-- Problem to solve --
Restrict the output to the lines below starting at the one that contains "Reproduce this chart with matplotlib." and ending at the one that contains "ax.spines['bottom'].set_linewidth(1.4)", and restate them word for word, both ends included.

-- Input rows --
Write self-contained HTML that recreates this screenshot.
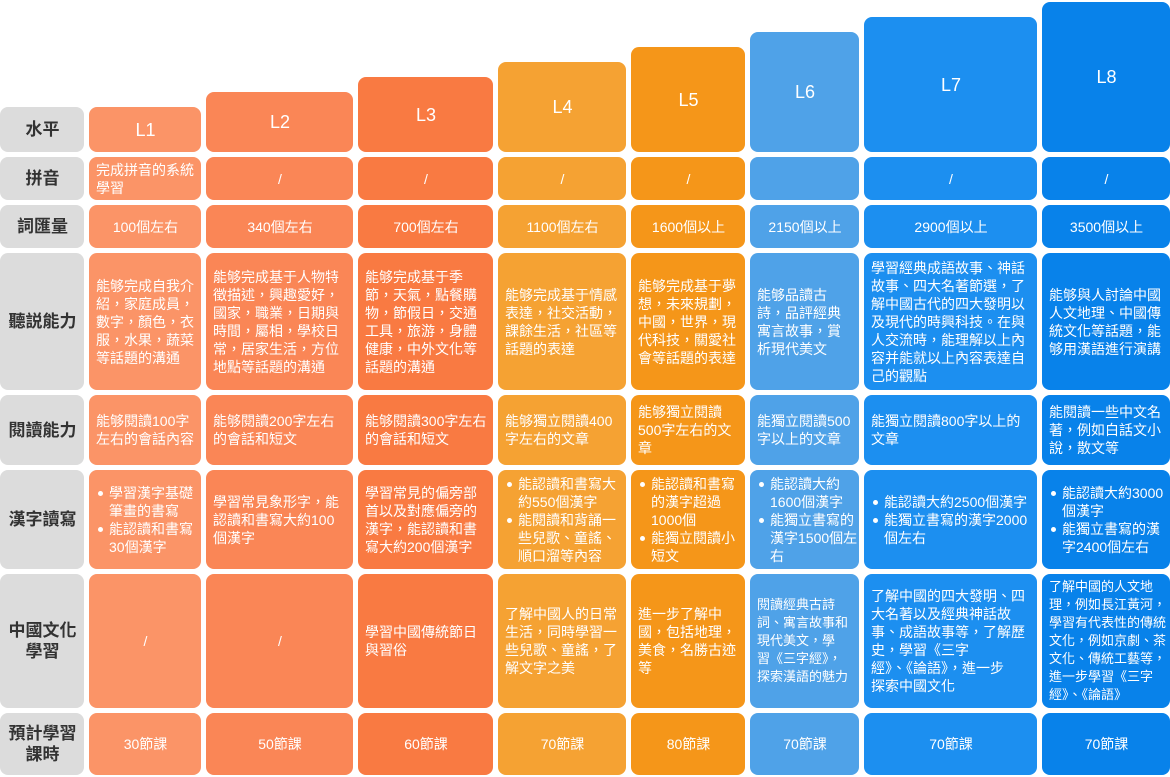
---
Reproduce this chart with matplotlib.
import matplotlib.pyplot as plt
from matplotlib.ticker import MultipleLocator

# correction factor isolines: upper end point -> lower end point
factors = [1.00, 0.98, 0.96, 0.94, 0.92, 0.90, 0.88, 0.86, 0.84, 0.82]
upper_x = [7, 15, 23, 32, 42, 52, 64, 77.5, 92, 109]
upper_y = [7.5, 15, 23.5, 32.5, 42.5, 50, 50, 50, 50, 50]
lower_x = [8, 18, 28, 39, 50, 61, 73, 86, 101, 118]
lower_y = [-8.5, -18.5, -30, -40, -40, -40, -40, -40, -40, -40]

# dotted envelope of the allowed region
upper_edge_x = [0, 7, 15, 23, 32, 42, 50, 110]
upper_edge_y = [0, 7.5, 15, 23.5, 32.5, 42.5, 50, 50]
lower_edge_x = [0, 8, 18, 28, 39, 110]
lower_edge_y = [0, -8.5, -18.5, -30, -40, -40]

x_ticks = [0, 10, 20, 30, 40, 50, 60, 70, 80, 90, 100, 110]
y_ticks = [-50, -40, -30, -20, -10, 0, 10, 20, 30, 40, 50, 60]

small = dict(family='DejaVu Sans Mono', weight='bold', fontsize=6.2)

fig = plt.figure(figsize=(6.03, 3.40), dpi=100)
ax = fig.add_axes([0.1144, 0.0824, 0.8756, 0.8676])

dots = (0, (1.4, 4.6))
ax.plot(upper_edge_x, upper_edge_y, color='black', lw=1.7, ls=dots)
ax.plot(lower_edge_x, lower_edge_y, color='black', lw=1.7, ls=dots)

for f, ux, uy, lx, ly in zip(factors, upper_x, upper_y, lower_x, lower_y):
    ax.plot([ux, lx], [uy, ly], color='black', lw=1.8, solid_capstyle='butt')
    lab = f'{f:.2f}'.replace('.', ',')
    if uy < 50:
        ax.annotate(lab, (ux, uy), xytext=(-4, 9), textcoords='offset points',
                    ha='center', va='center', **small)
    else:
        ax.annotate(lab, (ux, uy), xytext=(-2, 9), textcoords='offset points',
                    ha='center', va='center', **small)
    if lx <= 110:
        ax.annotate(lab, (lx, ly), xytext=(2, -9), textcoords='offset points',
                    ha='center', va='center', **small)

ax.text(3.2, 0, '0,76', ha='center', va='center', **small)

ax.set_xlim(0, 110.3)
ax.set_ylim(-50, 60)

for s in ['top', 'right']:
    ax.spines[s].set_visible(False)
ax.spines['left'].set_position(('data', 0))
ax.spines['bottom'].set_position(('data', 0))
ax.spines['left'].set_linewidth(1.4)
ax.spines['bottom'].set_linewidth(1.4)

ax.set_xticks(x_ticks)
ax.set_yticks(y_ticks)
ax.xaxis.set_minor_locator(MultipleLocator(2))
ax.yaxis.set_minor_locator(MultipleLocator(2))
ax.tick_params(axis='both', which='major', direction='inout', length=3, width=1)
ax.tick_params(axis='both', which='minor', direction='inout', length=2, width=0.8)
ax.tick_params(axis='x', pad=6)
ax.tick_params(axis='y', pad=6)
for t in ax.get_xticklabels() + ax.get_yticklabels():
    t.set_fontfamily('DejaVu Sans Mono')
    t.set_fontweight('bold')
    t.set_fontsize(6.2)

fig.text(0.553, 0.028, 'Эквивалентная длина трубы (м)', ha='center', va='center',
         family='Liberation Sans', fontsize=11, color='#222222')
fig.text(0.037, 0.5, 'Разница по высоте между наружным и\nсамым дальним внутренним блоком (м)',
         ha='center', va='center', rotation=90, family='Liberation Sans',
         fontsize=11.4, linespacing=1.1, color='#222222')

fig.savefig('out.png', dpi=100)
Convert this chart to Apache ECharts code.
==
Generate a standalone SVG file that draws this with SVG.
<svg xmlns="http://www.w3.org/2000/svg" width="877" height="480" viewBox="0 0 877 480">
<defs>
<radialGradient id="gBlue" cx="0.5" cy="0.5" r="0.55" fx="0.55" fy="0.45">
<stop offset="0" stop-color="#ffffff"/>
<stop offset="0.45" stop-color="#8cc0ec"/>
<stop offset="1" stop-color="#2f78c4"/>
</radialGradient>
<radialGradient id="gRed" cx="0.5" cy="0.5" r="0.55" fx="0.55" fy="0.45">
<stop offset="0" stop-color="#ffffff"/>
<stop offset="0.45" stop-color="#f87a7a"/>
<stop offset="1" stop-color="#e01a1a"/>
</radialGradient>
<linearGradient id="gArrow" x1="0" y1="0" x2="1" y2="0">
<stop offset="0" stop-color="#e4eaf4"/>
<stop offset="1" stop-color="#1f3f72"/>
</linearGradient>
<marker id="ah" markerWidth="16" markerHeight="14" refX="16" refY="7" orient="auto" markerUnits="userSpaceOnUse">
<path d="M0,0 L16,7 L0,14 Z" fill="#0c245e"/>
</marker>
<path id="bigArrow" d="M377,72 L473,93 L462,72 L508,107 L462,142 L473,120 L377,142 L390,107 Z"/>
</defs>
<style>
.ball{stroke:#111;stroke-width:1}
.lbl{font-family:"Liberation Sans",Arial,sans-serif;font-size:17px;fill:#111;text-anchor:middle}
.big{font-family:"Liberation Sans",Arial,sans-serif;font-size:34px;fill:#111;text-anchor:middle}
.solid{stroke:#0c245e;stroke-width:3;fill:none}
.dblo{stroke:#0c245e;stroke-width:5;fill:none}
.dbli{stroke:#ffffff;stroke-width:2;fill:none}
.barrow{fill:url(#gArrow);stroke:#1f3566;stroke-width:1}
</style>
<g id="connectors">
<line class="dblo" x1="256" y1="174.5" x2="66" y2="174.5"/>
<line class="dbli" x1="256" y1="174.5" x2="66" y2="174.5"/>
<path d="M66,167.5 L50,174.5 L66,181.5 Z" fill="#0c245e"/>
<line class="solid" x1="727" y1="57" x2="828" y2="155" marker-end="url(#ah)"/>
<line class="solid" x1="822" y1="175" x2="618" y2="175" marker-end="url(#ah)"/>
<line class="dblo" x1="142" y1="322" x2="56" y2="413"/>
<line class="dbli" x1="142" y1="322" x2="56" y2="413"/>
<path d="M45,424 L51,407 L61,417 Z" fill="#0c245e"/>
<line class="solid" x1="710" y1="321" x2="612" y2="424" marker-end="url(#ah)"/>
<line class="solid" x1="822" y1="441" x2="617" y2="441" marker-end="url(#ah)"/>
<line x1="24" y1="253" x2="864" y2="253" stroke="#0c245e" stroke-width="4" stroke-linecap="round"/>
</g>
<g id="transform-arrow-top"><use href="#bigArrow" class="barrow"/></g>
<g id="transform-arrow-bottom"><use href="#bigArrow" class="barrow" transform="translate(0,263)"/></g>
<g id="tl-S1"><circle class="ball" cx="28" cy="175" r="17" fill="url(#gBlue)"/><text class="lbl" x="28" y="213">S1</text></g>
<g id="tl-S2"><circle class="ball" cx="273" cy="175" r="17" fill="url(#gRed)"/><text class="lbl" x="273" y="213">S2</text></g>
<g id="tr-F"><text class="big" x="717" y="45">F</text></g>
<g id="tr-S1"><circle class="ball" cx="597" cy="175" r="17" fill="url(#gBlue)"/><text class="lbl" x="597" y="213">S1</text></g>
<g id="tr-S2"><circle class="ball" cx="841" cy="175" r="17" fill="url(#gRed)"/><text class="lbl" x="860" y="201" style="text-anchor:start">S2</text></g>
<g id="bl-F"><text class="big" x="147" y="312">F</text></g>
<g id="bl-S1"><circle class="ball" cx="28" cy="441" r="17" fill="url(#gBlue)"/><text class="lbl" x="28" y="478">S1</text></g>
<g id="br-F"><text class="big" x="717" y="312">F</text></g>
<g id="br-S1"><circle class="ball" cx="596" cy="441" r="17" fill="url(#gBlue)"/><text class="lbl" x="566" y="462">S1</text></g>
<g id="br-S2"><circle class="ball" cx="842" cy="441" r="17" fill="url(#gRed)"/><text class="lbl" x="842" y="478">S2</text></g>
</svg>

-- Task response --
Reproduce this chart with matplotlib.
import matplotlib.pyplot as plt
from matplotlib.ticker import MultipleLocator

# correction factor isolines: upper end point -> lower end point
factors = [1.00, 0.98, 0.96, 0.94, 0.92, 0.90, 0.88, 0.86, 0.84, 0.82]
upper_x = [7, 15, 23, 32, 42, 52, 64, 77.5, 92, 109]
upper_y = [7.5, 15, 23.5, 32.5, 42.5, 50, 50, 50, 50, 50]
lower_x = [8, 18, 28, 39, 50, 61, 73, 86, 101, 118]
lower_y = [-8.5, -18.5, -30, -40, -40, -40, -40, -40, -40, -40]

# dotted envelope of the allowed region
upper_edge_x = [0, 7, 15, 23, 32, 42, 50, 110]
upper_edge_y = [0, 7.5, 15, 23.5, 32.5, 42.5, 50, 50]
lower_edge_x = [0, 8, 18, 28, 39, 110]
lower_edge_y = [0, -8.5, -18.5, -30, -40, -40]

x_ticks = [0, 10, 20, 30, 40, 50, 60, 70, 80, 90, 100, 110]
y_ticks = [-50, -40, -30, -20, -10, 0, 10, 20, 30, 40, 50, 60]

small = dict(family='DejaVu Sans Mono', weight='bold', fontsize=6.2)

fig = plt.figure(figsize=(6.03, 3.40), dpi=100)
ax = fig.add_axes([0.1144, 0.0824, 0.8756, 0.8676])

dots = (0, (1.4, 4.6))
ax.plot(upper_edge_x, upper_edge_y, color='black', lw=1.7, ls=dots)
ax.plot(lower_edge_x, lower_edge_y, color='black', lw=1.7, ls=dots)

for f, ux, uy, lx, ly in zip(factors, upper_x, upper_y, lower_x, lower_y):
    ax.plot([ux, lx], [uy, ly], color='black', lw=1.8, solid_capstyle='butt')
    lab = f'{f:.2f}'.replace('.', ',')
    if uy < 50:
        ax.annotate(lab, (ux, uy), xytext=(-4, 9), textcoords='offset points',
                    ha='center', va='center', **small)
    else:
        ax.annotate(lab, (ux, uy), xytext=(-2, 9), textcoords='offset points',
                    ha='center', va='center', **small)
    if lx <= 110:
        ax.annotate(lab, (lx, ly), xytext=(2, -9), textcoords='offset points',
                    ha='center', va='center', **small)

ax.text(3.2, 0, '0,76', ha='center', va='center', **small)

ax.set_xlim(0, 110.3)
ax.set_ylim(-50, 60)

for s in ['top', 'right']:
    ax.spines[s].set_visible(False)
ax.spines['left'].set_position(('data', 0))
ax.spines['bottom'].set_position(('data', 0))
ax.spines['left'].set_linewidth(1.4)
ax.spines['bottom'].set_linewidth(1.4)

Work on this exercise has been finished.